Swiss embarked on a major restructuring under which staff levels were reduced by around one-fifth by the end of 2020 and its fleet cut by 15%.
The carrier has over the winter been operating at a little over 50% of pre-crisis capacity, but plans to steadily increase its activities this year and expects to be operating around 80% of pre-crisis capacity by the third quarter.
“Despite the financial ramifications, it has decided to end its present short-time working at the beginning of March for all its ground and cabin personnel,” Swiss says.
The airline adds it is ”keen to offer its employees new perspectives” and will open up some training opportunities again.
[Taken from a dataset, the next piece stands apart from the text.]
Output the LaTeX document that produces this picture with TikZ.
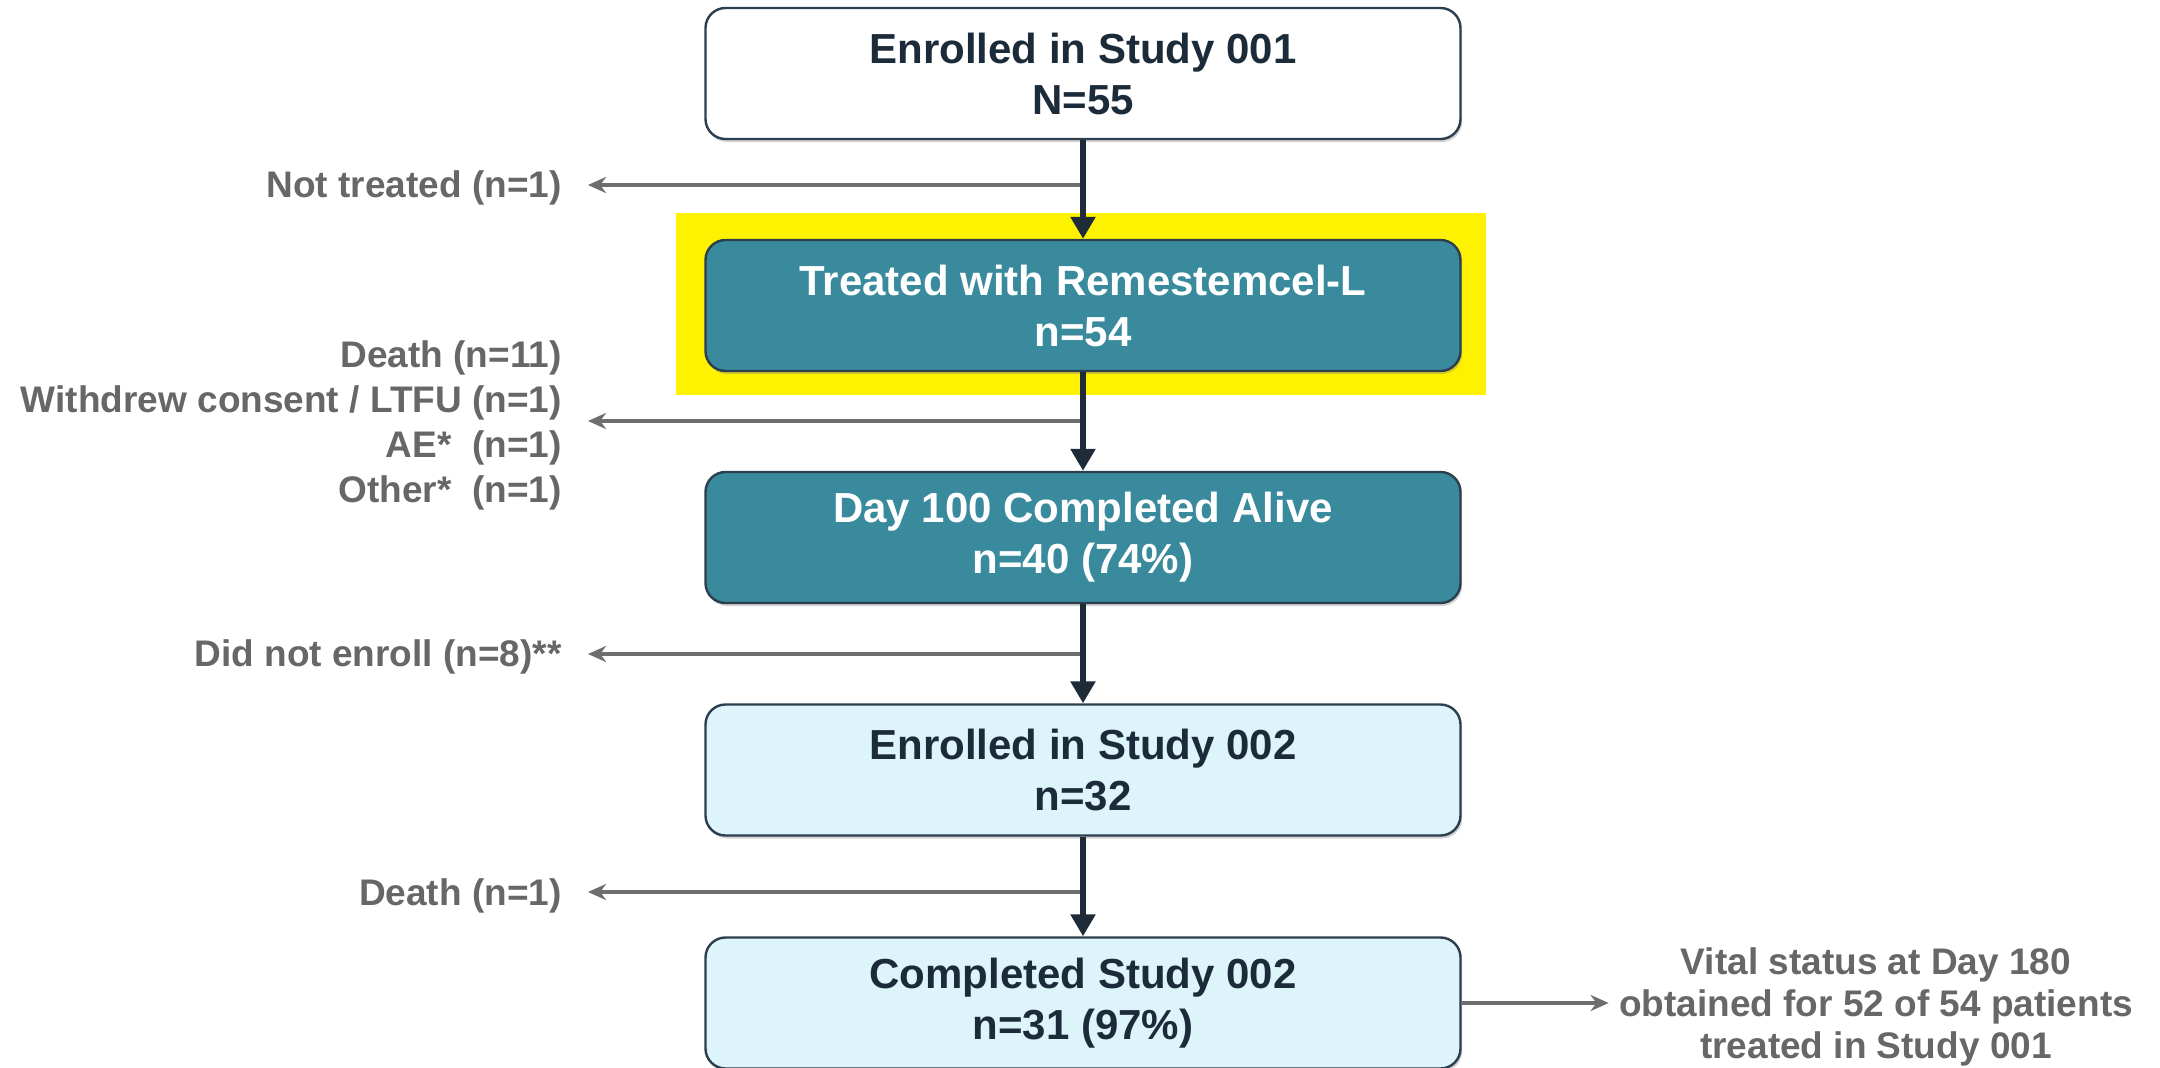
\documentclass[tikz,border=0pt]{standalone}
\usepackage{fontspec}
\setmainfont{Liberation Sans}
\usetikzlibrary{arrows.meta,shadows}
\definecolor{darktxt}{HTML}{1C2B39}
\definecolor{graytxt}{HTML}{676767}
\definecolor{tealfill}{HTML}{398A9D}
\definecolor{lightfill}{HTML}{DDF4FA}
\definecolor{boxborder}{HTML}{2D3F4E}
\definecolor{linecol}{HTML}{1E2B38}
\definecolor{graylinecol}{HTML}{6E6E6E}
\begin{document}
\begin{tikzpicture}[x=0.5pt,y=-0.5pt,
  flowbox/.style={draw=boxborder, line width=1.2pt, rounded corners=10pt,
    minimum width=377.5pt, minimum height=65.5pt, align=center, inner sep=0pt,
    font=\fontsize{21}{25.5}\selectfont\bfseries,
    drop shadow={shadow xshift=0.8pt, shadow yshift=-1.5pt, opacity=0.35}},
  whitebox/.style={flowbox, fill=white, text=darktxt},
  tealbox/.style={flowbox, fill=tealfill, text=white},
  lightbox/.style={flowbox, fill=lightfill, text=darktxt},
  sidelabel/.style={anchor=east, align=right, text=graytxt, inner sep=0pt,
    font=\fontsize{18.5}{22.5}\selectfont\bfseries},
  notelabel/.style={align=center, text=graytxt, inner sep=0pt,
    font=\fontsize{18.5}{21}\selectfont\bfseries},
  mainarrow/.style={draw=linecol, line width=2.8pt, -{Triangle[length=11pt,width=12pt]}},
  sidearrow/.style={draw=graylinecol, line width=1.8pt, -{Stealth[length=9pt,width=8pt]}}]

\useasboundingbox (0,0) rectangle (2160,1067);
\fill[white] (0,0) rectangle (2160,1067);

% highlight
\fill[yellow] (676,213) rectangle (1486,395);

% boxes
\node[whitebox] (b1) at (1083,73.5) {Enrolled in Study 001\\N=55};
\node[tealbox]  (b2) at (1083,305.5) {Treated with Remestemcel-L\\n=54};
\node[tealbox]  (b3) at (1083,537.5) {Day 100 Completed Alive\\n=40 (74\%)};
\node[lightbox] (b4) at (1083,770) {Enrolled in Study 002\\n=32};
\node[lightbox] (b5) at (1083,1003) {Completed Study 002\\n=31 (97\%)};

% side labels
\node[sidelabel] (l1) at (562,188) {Not treated (n=1)};
\node[sidelabel] (l2) at (562,425) {Death (n=11)\\Withdrew consent / LTFU (n=1)\\AE*\ \ (n=1)\\Other*\ \ (n=1)};
\node[sidelabel] (l3) at (562,657) {Did not enroll (n=8)**};
\node[sidelabel] (l4) at (562,896) {Death (n=1)};
\node[notelabel] (r) at (1876,1007) {Vital status at Day 180\\obtained for 52 of 54 patients\\treated in Study 001};

% branch points on the main line
\coordinate (s1) at (1083,185);
\coordinate (s2) at (1083,421);
\coordinate (s3) at (1083,654);
\coordinate (s4) at (1083,892);

% side arrows
\draw[sidearrow, shorten >=13pt] (s1) -- (s1 -| l1.east);
\draw[sidearrow, shorten >=13pt] (s2) -- (s2 -| l2.east);
\draw[sidearrow, shorten >=13pt] (s3) -- (s3 -| l3.east);
\draw[sidearrow, shorten >=13pt] (s4) -- (s4 -| l4.east);
\draw[sidearrow, shorten >=5pt] (b5.east) -- (b5.east -| r.west);

% main arrows
\draw[mainarrow] (b1.south) -- (b2.north);
\draw[mainarrow] (b2.south) -- (b3.north);
\draw[mainarrow] (b3.south) -- (b4.north);
\draw[mainarrow] (b4.south) -- (b5.north);
\end{tikzpicture}
\end{document}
Swiss head of human resources Christina Trelle says: “Our short-time working has played a vital and substantial part in getting us through this unprecedented crisis. We’re hugely grateful for that. And we’re delighted that we can now offer exciting new prospects and perspectives again to our employees, in the air and on the ground.”
The airline is also planning to recruit cabin crew in the triple-digit range after seeing more staff leave than expected due to voluntary retirements, the mandatory Covid vaccination programme introduced last autumn, and staff turnover – which it says contrary to expectations, has not fallen.
Swiss also says that more than half of the Zurich- and Geneva-based cabin crew members who left Swiss under its restructuring will be returning to the company from April onwards.